Poor North Korean people are no better than beggars after all, as we cannot feed and clothe ourselves. We are looked down upon by the Chinese. Everybody on earth, whether Chinese, Korean or Japanese, all human beings are supposed to be all the same. So I don't know why only North Korean people have to go through all this famine and poverty.
◆ Unsettled Life and Ticket to South Korea
From my experiences of being deported three times, all North Korean people living in China now wish to go to South Korea 100 percent. I was told that people live in freedom there. I have never been there myself. However, people say that in South Korea we could make all the money we wish, and get IDs since North and South Koreans are brothers and sisters. Life in China is unstable because of the constant fear of arrest.

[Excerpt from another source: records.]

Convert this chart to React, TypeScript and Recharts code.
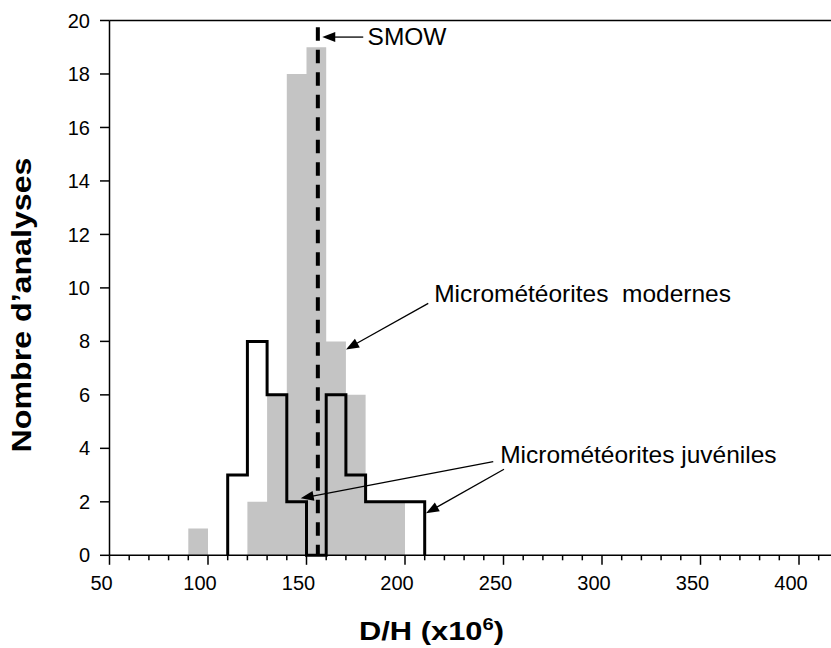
import React from 'react';
import { ComposedChart, Area, Line, XAxis, YAxis, ReferenceLine, ReferenceDot } from 'recharts';

// Histogram of modern micrometeorites (bin starts, counts), bin width 10
const modernBinStarts = [90, 100, 110, 120, 130, 140, 150, 160, 170, 180, 190];
const modernCounts = [1, 0, 0, 2, 6, 18, 19, 8, 6, 2, 2];
const modernBinEnd = 200;

// Histogram of juvenile micrometeorites
const juvenileBinStarts = [110, 120, 130, 140, 150, 160, 170, 180, 190, 200];
const juvenileCounts = [3, 8, 6, 2, 0, 6, 3, 2, 2, 2];
const juvenileBinEnd = 210;

const smowValue = 155.76;
const smowTop = 19.75;

const xTicks = [50, 60, 70, 80, 90, 100, 110, 120, 130, 140, 150, 160, 170, 180, 190, 200, 210, 220, 230, 240, 250, 260, 270, 280, 290, 300, 310, 320, 330, 340, 350, 360, 370, 380, 390, 400, 410, 420];
const xLabelTicks = [50, 100, 150, 200, 250, 300, 350, 400];
const yTicks = [0, 2, 4, 6, 8, 10, 12, 14, 16, 18, 20];

const xTitle = 'D/H (x10';
const xTitleSup = '6';
const yTitle = 'Nombre d\u2019analyses';

// annotations (data coordinates)
const annotationTexts = [
  { text: 'SMOW', x: 181, y: 19.08 },
  { text: 'Micrométéorites  modernes', x: 214.8, y: 9.48 },
  { text: 'Micrométéorites juvéniles', x: 248.3, y: 3.44 },
];
const annotationArrows = [
  { from: { x: 178.8, y: 19.38 }, to: { x: 158.0, y: 19.38 } },
  { from: { x: 211.8, y: 9.42 }, to: { x: 170.05, y: 7.7 } },
  { from: { x: 244.8, y: 3.5 }, to: { x: 147.06, y: 2.13 } },
  { from: { x: 250.25, y: 3.22 }, to: { x: 210.66, y: 1.57 } },
];

const modernData = [
  ...modernBinStarts.map((x, i) => ({ x, n: modernCounts[i] })),
  { x: modernBinEnd, n: 0 },
];
const juvenileData = [
  { x: juvenileBinStarts[0], n: 0 },
  ...juvenileBinStarts.map((x, i) => ({ x, n: juvenileCounts[i] })),
  { x: juvenileBinEnd, n: 0 },
];

const FONT = '"Liberation Sans", Arial, Helvetica, sans-serif';

const XTick = (props: any) => {
  const { x, y, payload } = props;
  const v = payload.value;
  const major = xLabelTicks.includes(v);
  return (
    <g>
      <line x1={x} y1={y} x2={x} y2={y + (major ? 9.5 : 5)} stroke="#000" strokeWidth={1.5} />
      {major && (
        <text x={x - 8} y={y + 34.5} textAnchor="middle" fontSize={20} fontFamily={FONT} fill="#000">
          {v}
        </text>
      )}
    </g>
  );
};

const Arrow = (props: any) => {
  const { x1, y1, x2, y2 } = props;
  const ang = Math.atan2(y2 - y1, x2 - x1);
  const L = 13;
  const W = 5;
  const c = Math.cos(ang);
  const s = Math.sin(ang);
  const bx = x2 - L * c;
  const by = y2 - L * s;
  const pts = `${x2},${y2} ${bx - W * s},${by + W * c} ${bx + W * s},${by - W * c}`;
  return (
    <g>
      <line x1={x1} y1={y1} x2={bx + 1 * c} y2={by + 1 * s} stroke="#000" strokeWidth={1.3} />
      <polygon points={pts} fill="#000" />
    </g>
  );
};

const makeTextShape = (text: string) => (props: any) => (
  <text
    x={props.cx}
    y={props.cy}
    fontSize={24.5}
    fontFamily={FONT}
    fill="#000"
    style={{ whiteSpace: 'pre' }}
  >
    {text}
  </text>
);

const XTitle = (props: any) => {
  const vb = props.viewBox;
  return (
    <text
      x={vb.x + 322}
      y={vb.y + 84.5}
      textAnchor="middle"
      fontSize={26}
      fontWeight="bold"
      fontFamily={FONT}
      fill="#000"
      textLength={145}
      lengthAdjust="spacingAndGlyphs"
    >
      {xTitle}
      <tspan dy={-10} fontSize={17}>{xTitleSup}</tspan>
      <tspan dy={10}>)</tspan>
    </text>
  );
};

const YTitle = (props: any) => {
  const cx = 31;
  const cy = 305;
  return (
    <text
      x={cx}
      y={cy}
      transform={`rotate(-90, ${cx}, ${cy})`}
      textAnchor="middle"
      fontSize={27}
      fontWeight="bold"
      fontFamily={FONT}
      fill="#000"
      textLength={295}
      lengthAdjust="spacingAndGlyphs"
    >
      {yTitle}
    </text>
  );
};

export default function App() {
  return (
    <div
      style={{
        position: 'absolute',
        left: 0,
        top: 0,
        width: 831,
        height: 648,
        overflow: 'hidden',
        background: '#fff',
      }}
    >
      <ComposedChart
        width={850}
        height={648}
        margin={{ top: 20.5, right: 11.6, bottom: 0, left: 0 }}
      >
        <XAxis
          type="number"
          dataKey="x"
          domain={[50, 420]}
          ticks={xTicks}
          interval={0}
          allowDataOverflow
          height={92.7}
          axisLine={{ stroke: '#000', strokeWidth: 1.5 }}
          tickLine={false}
          tickSize={0}
          tickMargin={0}
          tick={<XTick />}
          label={{ content: <XTitle /> }}
        />
        <YAxis
          type="number"
          domain={[0, 20]}
          ticks={yTicks}
          interval={0}
          width={109.5}
          axisLine={{ stroke: '#000', strokeWidth: 1.5 }}
          tickLine={{ stroke: '#000', strokeWidth: 1.5 }}
          tickSize={9.5}
          tickMargin={10}
          tick={{ fontSize: 20, fill: '#000', fontFamily: FONT }}
          label={{ content: <YTitle /> }}
        />
        <Area
          data={modernData}
          dataKey="n"
          type="stepAfter"
          fill="#c4c4c4"
          fillOpacity={1}
          stroke="none"
          isAnimationActive={false}
          dot={false}
          activeDot={false}
        />
        <Line
          data={juvenileData}
          dataKey="n"
          type="stepAfter"
          stroke="#000"
          strokeWidth={3}
          dot={false}
          activeDot={false}
          isAnimationActive={false}
        />
        <ReferenceLine y={20} stroke="#000" strokeWidth={1.5} />
        <ReferenceLine
          segment={[
            { x: smowValue, y: smowTop },
            { x: smowValue, y: 0 },
          ]}
          stroke="#000"
          strokeWidth={4}
          strokeDasharray="13.5 9"
        />
        {annotationArrows.map((a, i) => (
          <ReferenceLine key={'arr' + i} segment={[a.from, a.to]} shape={<Arrow />} />
        ))}
        {annotationTexts.map((t, i) => (
          <ReferenceDot key={'txt' + i} x={t.x} y={t.y} r={0} shape={makeTextShape(t.text)} />
        ))}
      </ComposedChart>
    </div>
  );
}
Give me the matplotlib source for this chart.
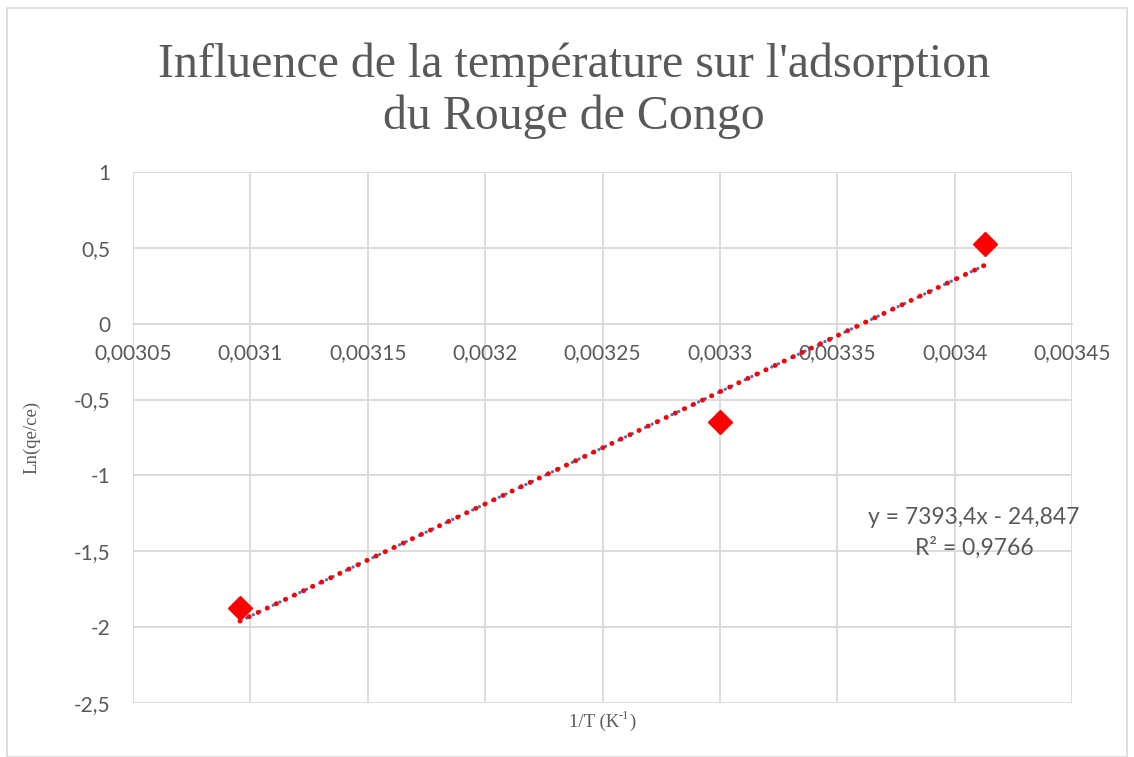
import numpy as np
import matplotlib.pyplot as plt
from matplotlib.ticker import MultipleLocator, FuncFormatter
from matplotlib.patches import Rectangle

# ==========================================================
# DATA
# ==========================================================

inv_T = [0.0030956, 0.0033001, 0.0034129]
ln_qe_ce = [-1.874, -0.648, 0.525]

slope = 7393.4
intercept = -24.847
r2 = 0.9766

GRAY = "#595959"
GRID = "#d9d9d9"


def comma(v, pos):
    return ("%g" % round(v, 8)).replace(".", ",")


# ==========================================================
# FIGURE
# ==========================================================

W, H = 1134, 757
fig = plt.figure(figsize=(W / 100, H / 100), dpi=100)
ax = fig.add_axes([133 / W, 1 - 703 / H, (1072 - 133) / W, (703 - 172) / H])

# outer chart border
fig.patches.append(Rectangle((7 / W, 0), 1120 / W, 1 - 8 / H,
                             transform=fig.transFigure, fill=False,
                             edgecolor="#d9d9d9", linewidth=1.2))

ax.set_xlim(0.00305, 0.00345)
ax.set_ylim(-2.5, 1)
ax.xaxis.set_major_locator(MultipleLocator(0.00005))
ax.yaxis.set_major_locator(MultipleLocator(0.5))
ax.xaxis.set_major_formatter(FuncFormatter(comma))
ax.yaxis.set_major_formatter(FuncFormatter(comma))

ax.grid(True, color=GRID, linewidth=1.3)
ax.set_axisbelow(True)
for s in ["top", "right", "left"]:
    ax.spines[s].set_visible(False)
ax.spines["bottom"].set_position(("data", 0))
ax.spines["bottom"].set_color(GRID)
ax.spines["bottom"].set_linewidth(1.3)

ax.tick_params(length=0, labelsize=15, labelcolor=GRAY)
ax.tick_params(axis="y", pad=16)
ax.tick_params(axis="x", pad=14)
for lbl in ax.get_xticklabels() + ax.get_yticklabels():
    lbl.set_fontfamily("Lato")

# trend line (linear fit), drawn twice: blue dotted under red dotted
x_fit = np.array([inv_T[0], inv_T[-1]])
y_fit = slope * x_fit + intercept
ax.plot(x_fit, y_fit, color="#4472c4", linewidth=2.4,
        linestyle=(0, (0.01, 2.2)), dash_capstyle="round", zorder=2)
ax.plot(x_fit, y_fit, color="#ff0000", linewidth=3.6,
        linestyle=(0, (0.01, 2.0)), dash_capstyle="round", zorder=3)

ax.plot(inv_T, ln_qe_ce, linestyle="none", marker="D", markersize=12,
        color="#ff0000", zorder=4)

ax.text(0.0034083, -1.28, "y = 7393,4x - 24,847", ha="center", va="center",
        fontsize=16.5, color=GRAY, family="Lato")
ax.text(0.0034083, -1.475, "R² = 0,9766", ha="center", va="center",
        fontsize=16.5, color=GRAY, family="Lato")

fig.text(574 / W, 1 - 91 / H, "Influence de la température sur l'adsorption\ndu Rouge de Congo",
         ha="center", va="center", fontsize=34.5, color=GRAY,
         family="Liberation Serif", linespacing=1.22)

# x label with a hyphen superscript, built from three pieces
fig.canvas.draw()
r = fig.canvas.get_renderer()
xl_main = fig.text(0, 1 - 722 / H, "1/T (K", ha="left", va="center",
                   fontsize=13.5, color=GRAY, family="Liberation Serif")
xl_sup = fig.text(0, 1 - 716 / H, "-1", ha="left", va="center",
                  fontsize=9, color=GRAY, family="Liberation Serif")
xl_end = fig.text(0, 1 - 722 / H, ")", ha="left", va="center",
                  fontsize=13.5, color=GRAY, family="Liberation Serif")
w1 = xl_main.get_window_extent(r).width
w2 = xl_sup.get_window_extent(r).width
w3 = xl_end.get_window_extent(r).width
x0 = 602 - (w1 + w2 + w3) / 2
xl_main.set_x(x0 / W)
xl_sup.set_x((x0 + w1) / W)
xl_end.set_x((x0 + w1 + w2) / W)

fig.text(32 / W, 1 - 437 / H, "Ln(qe/ce)", ha="center", va="center",
         rotation=90, fontsize=13.5, color=GRAY, family="Liberation Serif")

fig.savefig("out.png", dpi=100)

I've seen people captured on their way to South Korea. They looked like skin-covered skeletons with a bony necks, backs and faces. If it were just me I would be ready to die anytime. But I have two children, so I firmly decided to live so I can raise them. Having made this decision, I have been extremely careful so I don't jeopardize my status and ID.
This morning, however, I had a fight with my in-laws. I have only known hard times my entire life. From now on, I want to live freely, in happiness, just like so many others do. I told them that I want to go to Korea with the news team. I'm 40-years-old and I don't even know what good luck and happiness are. I'd dearly like to live a decent, fulfilling life even just once before I die. That's what I said. They thought I really meant it. I get really jealous when I see women who live happily.
◆ Parting Wishes
My wish is that my mother country will unite soon, or that measures are taken to let North Korean people live as comfortably as I, the poorest in China, do. How poor and hungry they are! I wish they could manage a life at least as half as happy and comfortable as I do, even though I know I'm among the neediest and poorest in China.